The strong link between Italy and Russia regards also the commercial sector. As well as representing approximately 43% of Italian natural gas and 16% of oil supply, Russia is an important destination for the Italian export. According to data of the Russian Customs updated to November 2015, Italy has been, both in 2014 and in 2015, the fourth largest trading partner of Russia after China, Germany and the Netherlands, as well as the fifth country for exports to Russia behind China, Germany, the United States and Belarus. Moreover, analysing business data, it turns out that, despite the sanctions, Italy is the country that has recorded, after China, the lowest percentage reduction in exports to Moscow between 2014 and 2015 (-35.7% compared to -31.7% for China). The most exported products concerns the agro-industrial sector, especially those that are not subject to the sanctions regime such as wine, pasta and olive oil: if the Italian wine dominates the Russian market (Italy ranks first among foreign suppliers), also pasta and oil are not far behind, being a real pride of the “Made in Italy”. Important results are recorded also in the sale of furniture, agricultural machinery (field in which Italy is a world leader together with Germany and the United States) and clothing, for which Italy is Russia’s second largest supplier after China. Of great value is also the tourism sector: according to Rosstat, Italy occupied the 8th place among the preferred destinations by Russians in 2014, well ahead of France and slightly behind Spain and Germany (recording an increase of 3% over the previous year). The recent tensions with Egypt and Turkey, which until last year were the first two destinations, are an excellent opportunity for the Italian tourist market in terms of arrivals and visits. A lot will depend on the exchange rate between the rouble and the euro: because of rouble’s depreciation, Italy remains a popular destination, but still very expensive. Financial fluctuations will lead many Russians to choose less expensive holidays and cheapest products, but the desire of “Made in Italy” will always remain a constant in Russia, a country where Italy is more than ever a symbol of quality and value added.

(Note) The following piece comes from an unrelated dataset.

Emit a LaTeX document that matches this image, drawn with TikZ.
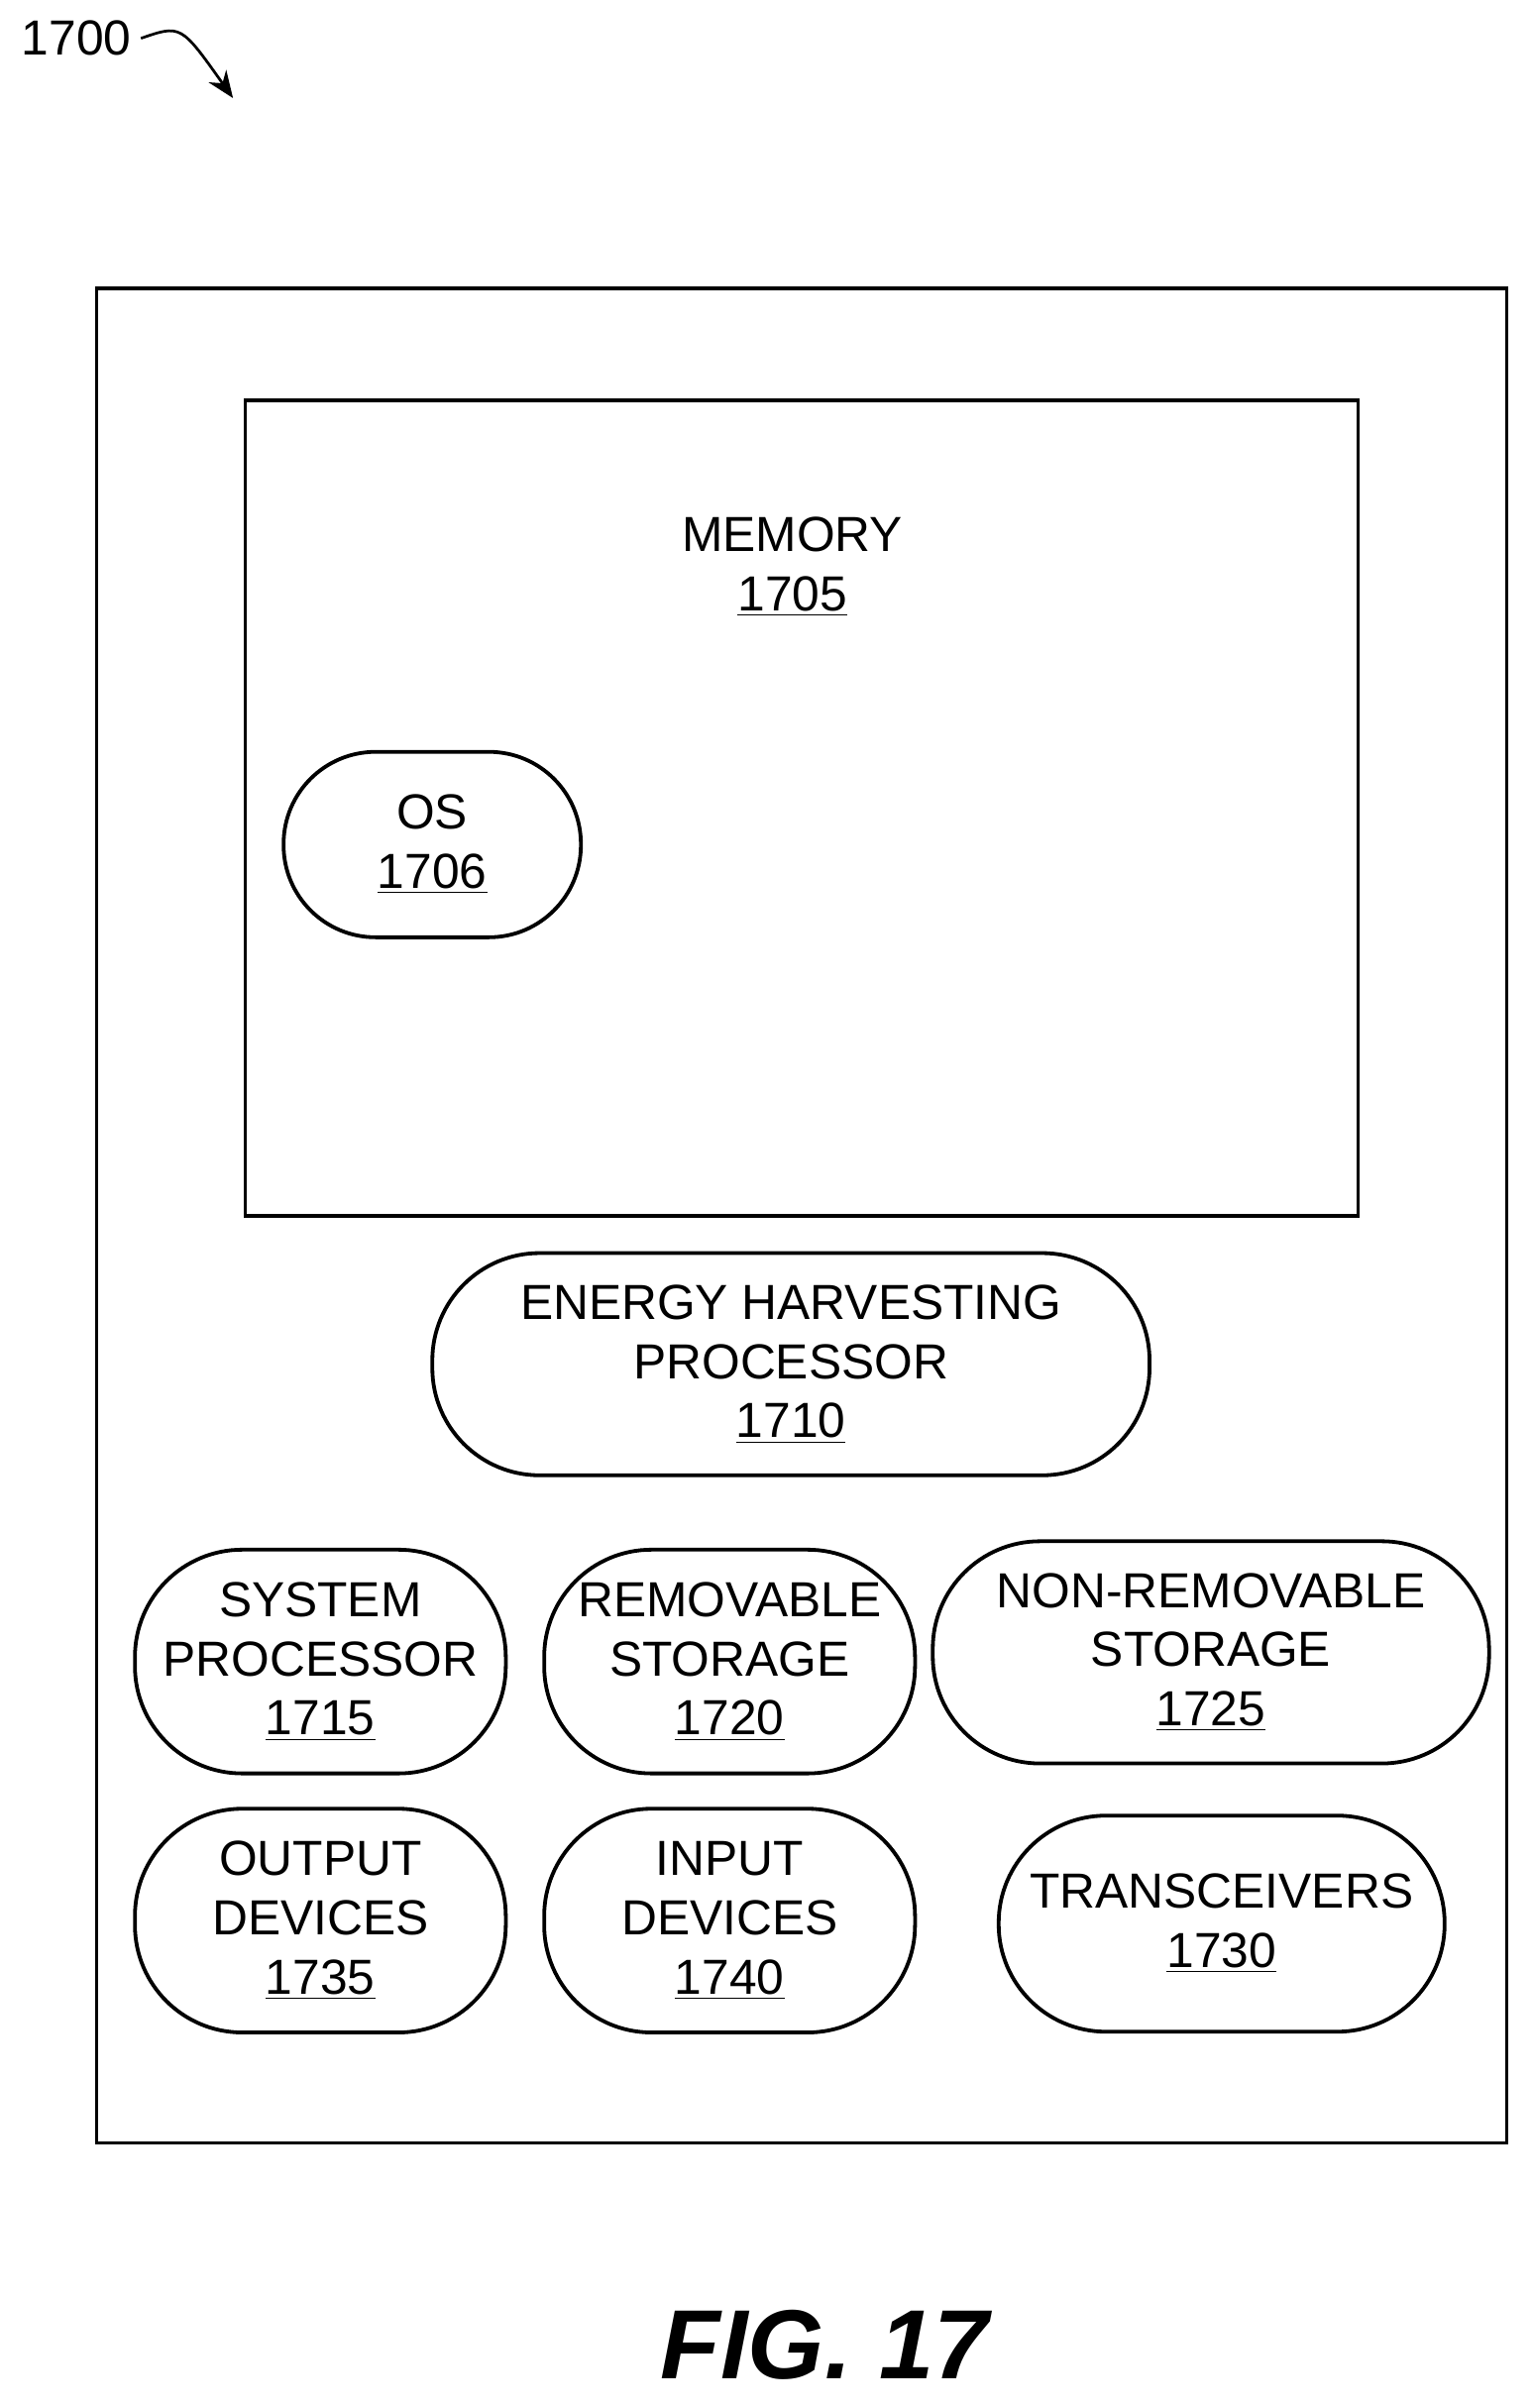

What then is the future of Italian-Russian relations? While we cannot give a definite answer to this question, it is still possible to consider a number of elements that will characterize - and still characterize - cooperation between Italy and Russia in the coming years. The first is, of course, the Italian membership in the European Union and NATO, institutions that heavily affect this bilateral relationship. Although Rome can criticize EU policies toward Moscow and does not support the entry of Ukraine into the Atlantic Alliance, its actions will be always in line with the joint decisions taken in Brussels, to which Italy is inevitably tied. The opposition to possible, new anti-Russian policies will not go beyond the verbal pressure towards the European institutions, perhaps stimulated by internal push. The economic damages caused by sanctions to the Italian agro-industrial economy could in fact lead some industrial lobbies to put pressure on the government in order to persuade the EU to ease the measures: on the Russian side, this could be a good opportunity to try to influence the Italian attitude at European level. The commercial sphere will be for sure the main cooperation area between Italy and Russia, being the interchange potentially fruitful for both. Moscow is an indispensable energy partner for Rome, while the development Russian agriculture – and not only that - will, in the coming years, be very dependent from the import of technologies that Italy can provide in large quantities and high quality.

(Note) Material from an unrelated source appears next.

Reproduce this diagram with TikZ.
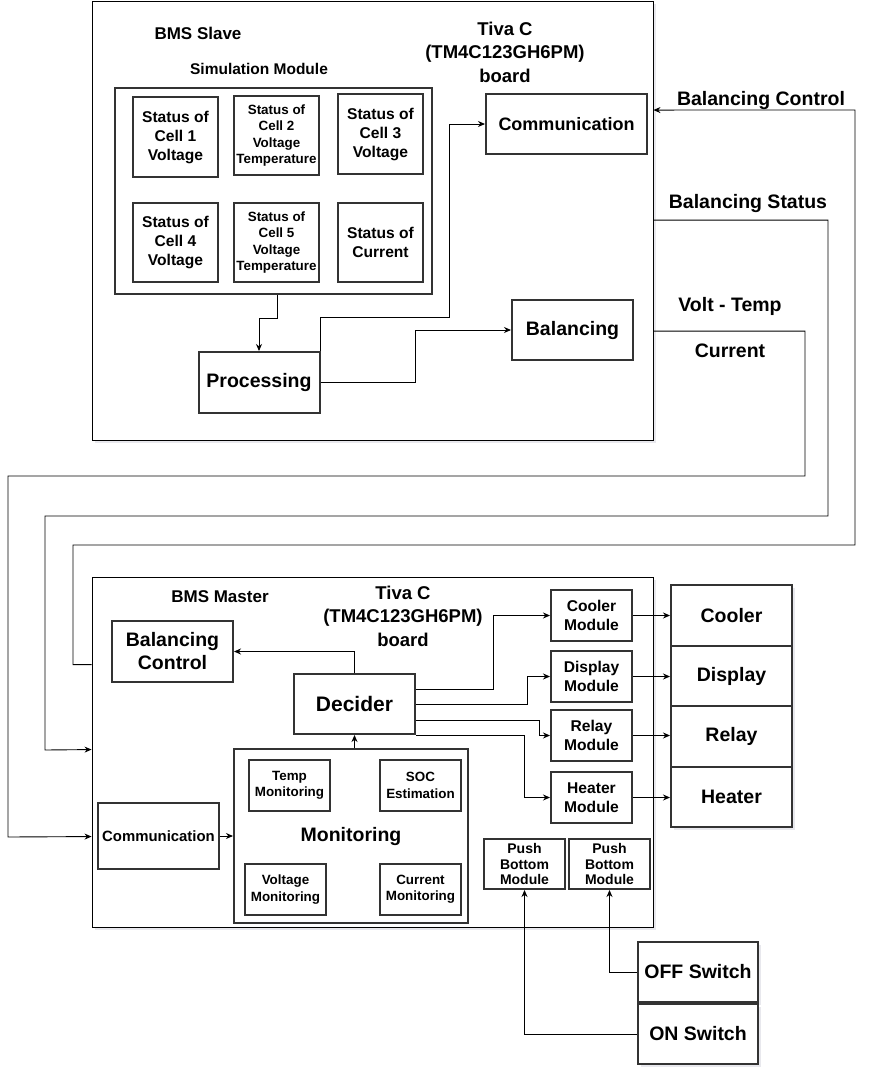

Finally, not to be underestimated is also the cultural sphere. In order to debunk some myths related Soviet legacy - still present in the Italian imaginary - Russia should invest more efforts in cultural cooperation programs, taking advantage of the opinion of Italian citizens on the former USSR, certainly more positive and friendly to that of other European nations. Increasing tourism, student exchanges and bilateral cultural projects would allow Italians to learn more about a country that is too often described with stereotypes of the past, improving the image of the Kremlin throughout the peninsula and making the Italian government more aware of Russia's international exigencies and needs.

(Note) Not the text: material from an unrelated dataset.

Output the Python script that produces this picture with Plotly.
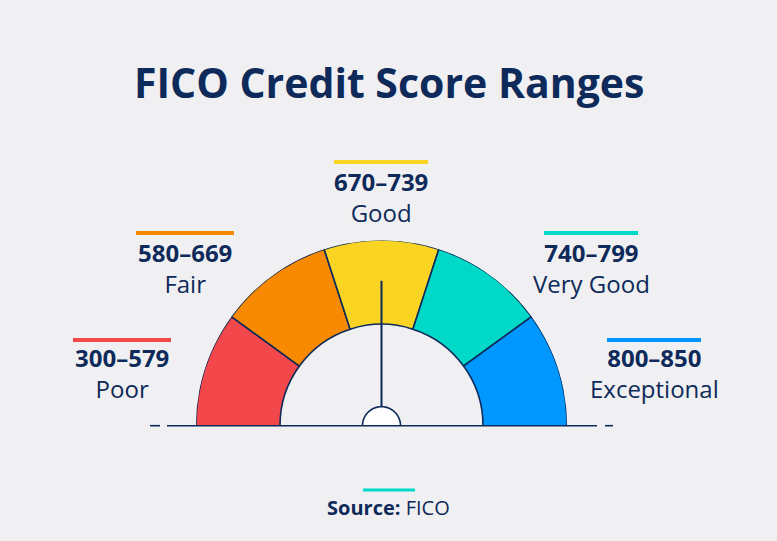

Having good relationships with Italy will not certainly help Russia to avoid disputes and tensions with the European Union, but Rome is clearly the less hostile country towards Moscow inside the European panorama. The military intervention in Syria allowed Russia to regain its status of influencing actor in the international scenario and posed the basis for a further cooperation at least with the United States – as demonstrated by the numerous visits in Moscow of Secretary of State John Kerry. Relations with the EU are instead more difficult and nobody expects the end of sanctions soon. It is very likely that, in June, the European Union will vote again a prolongation of these measures for other six months. More than other, is the current situation in Ukraine that risks to create a vicious cycle in Russia-EU relationship. The implementation of Minsk 2 agreements, sponsored by French and Germany, seems very far from being realized, especially due to the reluctance of both Ukrainian government and Donbas authorities, and the conflict appears completely frozen. Paradoxically, the destiny of European sanctions against the Russian Federation highly depends on the behaviour of Ukrainians: if the agreements will be respected, European countries will have a good reason to interrupt the sanctions regime. Due to its undisputable membership in the EU, the role of Italy against sanctions is very linked to the success or failure of Minsk agreements: as long as there will be an evident lack of implementation, the Italian government cannot create a real anti-sanctions coalition inside the Union. In order to help Russia, Italy needs to bring to Brussels the proofs of a concrete improvement in the Ukrainian scenario. However, this can be decided only by Ukrainian actors: it is time for the EU, the USA and Russia to increase their pressure on Kiev and Donbas and work in order to transform the ceasefire into a real peace.
Given the fact that the current conflicting situation is useless for every state involved, a positive restoration of Russian-European dialogue is urgent today more than ever. The Italian benevolent attitude toward Russia could really be the key point or, at least, the starting point to rebuild this dialogue, being Rome the right actor to play as a mediator. A role that the Italian geopolitical and historical legacy itself has conferred to this country from the very first moment.